Liverpool progresses market plans in regen jigsaw

Liverpool City Council has named Stonebridge Business Park as the planned location for a new £7m fruit and veg market, and is set to award the build contract to Willmott Dixon.

The 80,000 sq ft market will include parking, a café and public toilets, replacing the market’s current building off Edge Lane in Old Swan.

According to the council, there is potential for meat and fish traders, based in a building off Prescot Road not owned by the city council, to transfer to the new location in a further phase of the development.

Under the proposals, the fruit, vegetable and flower market, which occupies half of the land in Old Swan, would move from its existing building to Stonebridge, allowing around 10 acres of the Edge Lane site to be redeveloped as a new home for a Merseyside Police patrol hub, including providing space for the Force’s vehicle repair facility.

The police’s current vehicle repair base on Smithdown Lane is earmarked for redevelopment as part of Paddington Village, the landmark project planned as part of the £1bn Knowledge Quarter.

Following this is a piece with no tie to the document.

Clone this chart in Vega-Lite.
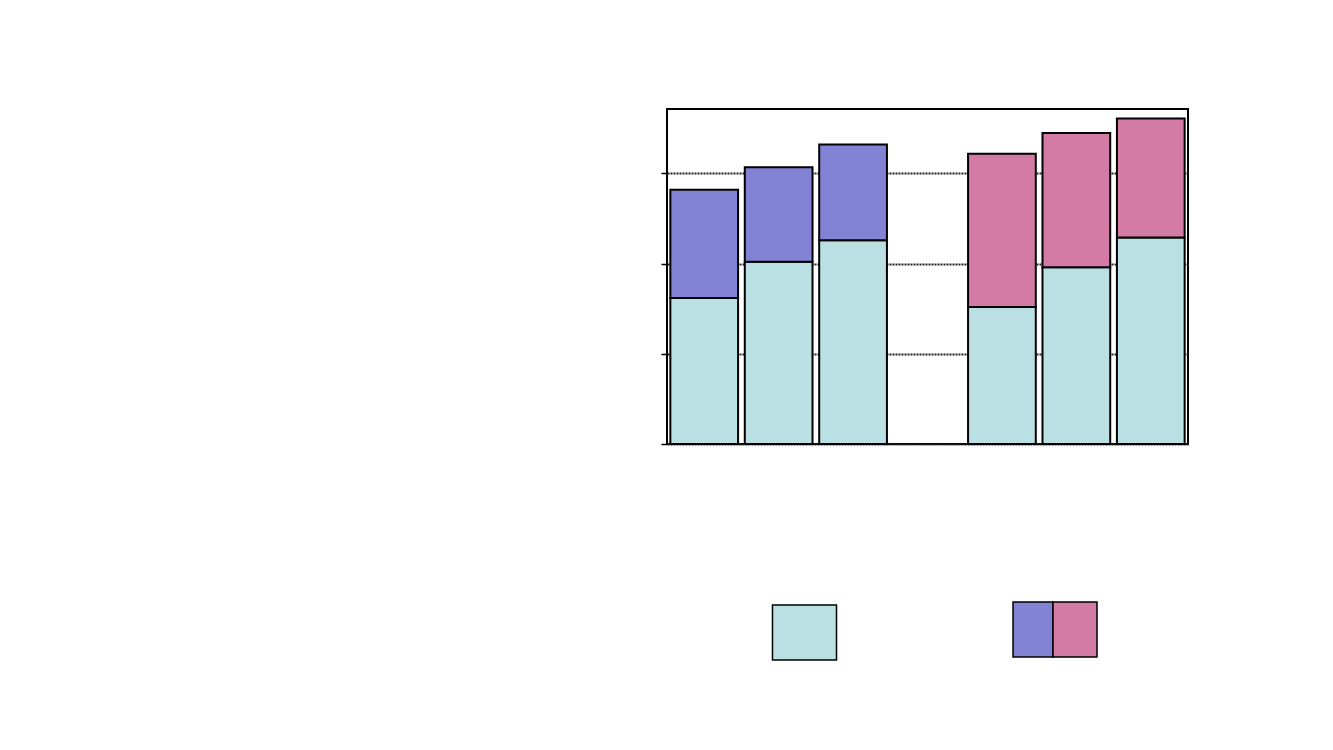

The rest of the land at Old Swan will be used to rebuild the neighbouring St Cuthbert’s Catholic Primary School, while the remaining nine acres fronting Prescot Road is set to be used for new housing.

Cllr Malcolm Kennedy, Cabinet member for regeneration, said: “This is a really exciting scheme which I know traders are delighted with.

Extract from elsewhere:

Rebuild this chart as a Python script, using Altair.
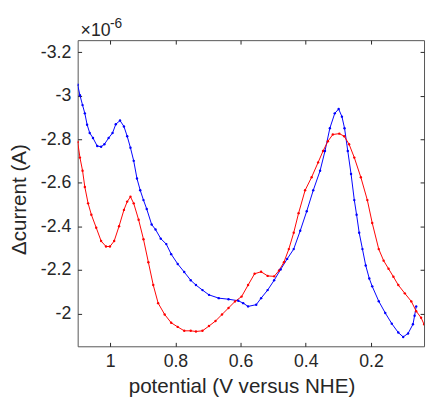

“The existing market is in a really poor condition and the number of traders has been dwindling for a very long time, so we have been working hard to identify a new site which will put it on a solid footing and enable it to expand in the future.

“We are also confident that we will be able to transfer the popular Sunday market and car boot sale over to the new location.

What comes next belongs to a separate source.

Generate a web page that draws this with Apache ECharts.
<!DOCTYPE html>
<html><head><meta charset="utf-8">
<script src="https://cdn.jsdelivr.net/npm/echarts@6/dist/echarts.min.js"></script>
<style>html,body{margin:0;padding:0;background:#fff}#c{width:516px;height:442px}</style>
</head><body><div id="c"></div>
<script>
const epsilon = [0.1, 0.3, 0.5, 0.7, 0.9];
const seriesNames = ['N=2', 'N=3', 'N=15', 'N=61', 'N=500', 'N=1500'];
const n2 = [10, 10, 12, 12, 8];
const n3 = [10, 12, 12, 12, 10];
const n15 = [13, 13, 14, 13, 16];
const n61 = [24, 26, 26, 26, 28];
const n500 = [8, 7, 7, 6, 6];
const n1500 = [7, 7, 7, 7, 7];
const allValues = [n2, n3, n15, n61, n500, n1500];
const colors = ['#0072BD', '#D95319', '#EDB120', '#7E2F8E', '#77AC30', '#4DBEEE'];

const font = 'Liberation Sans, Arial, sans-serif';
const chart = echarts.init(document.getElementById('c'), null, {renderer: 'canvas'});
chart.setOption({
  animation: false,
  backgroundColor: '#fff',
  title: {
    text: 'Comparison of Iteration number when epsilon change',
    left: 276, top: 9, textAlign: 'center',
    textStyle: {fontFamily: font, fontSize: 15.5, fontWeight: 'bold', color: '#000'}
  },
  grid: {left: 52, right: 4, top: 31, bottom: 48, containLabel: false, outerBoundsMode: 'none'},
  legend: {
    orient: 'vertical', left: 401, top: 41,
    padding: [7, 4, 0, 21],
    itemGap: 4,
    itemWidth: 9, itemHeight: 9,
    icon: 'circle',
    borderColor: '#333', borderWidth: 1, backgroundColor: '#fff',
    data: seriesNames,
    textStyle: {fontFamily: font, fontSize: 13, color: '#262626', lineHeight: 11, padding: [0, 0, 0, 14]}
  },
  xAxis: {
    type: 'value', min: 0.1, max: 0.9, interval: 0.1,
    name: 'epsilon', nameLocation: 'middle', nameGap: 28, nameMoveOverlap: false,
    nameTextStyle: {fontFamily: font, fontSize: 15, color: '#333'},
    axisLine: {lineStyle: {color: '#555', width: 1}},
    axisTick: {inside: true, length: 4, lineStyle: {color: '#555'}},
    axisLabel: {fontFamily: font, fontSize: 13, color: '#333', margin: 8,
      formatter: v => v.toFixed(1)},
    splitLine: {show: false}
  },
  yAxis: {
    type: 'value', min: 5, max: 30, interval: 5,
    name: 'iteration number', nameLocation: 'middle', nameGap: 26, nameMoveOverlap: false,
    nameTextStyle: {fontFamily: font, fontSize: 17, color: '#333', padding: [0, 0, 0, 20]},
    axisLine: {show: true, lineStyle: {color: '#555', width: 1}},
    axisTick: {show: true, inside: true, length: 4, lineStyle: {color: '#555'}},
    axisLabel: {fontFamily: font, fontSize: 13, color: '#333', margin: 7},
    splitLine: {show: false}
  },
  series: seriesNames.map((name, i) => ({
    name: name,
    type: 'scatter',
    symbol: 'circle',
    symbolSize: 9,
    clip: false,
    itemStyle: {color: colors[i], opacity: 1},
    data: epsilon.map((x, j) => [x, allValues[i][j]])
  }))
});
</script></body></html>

“This is all part of our wider aim of driving up the standard and quality of Liverpool’s markets now we’ve taken back control of them.”

Liverpool City Council’s cabinet will meet on Friday to approve the appointment of a contractor. Subject to planning approval, it is expected that construction of the new market could start by the end of the year and open in September 2017.

The cost of borrowing for the build of the new market will be paid for through rental income from the relocated market traders.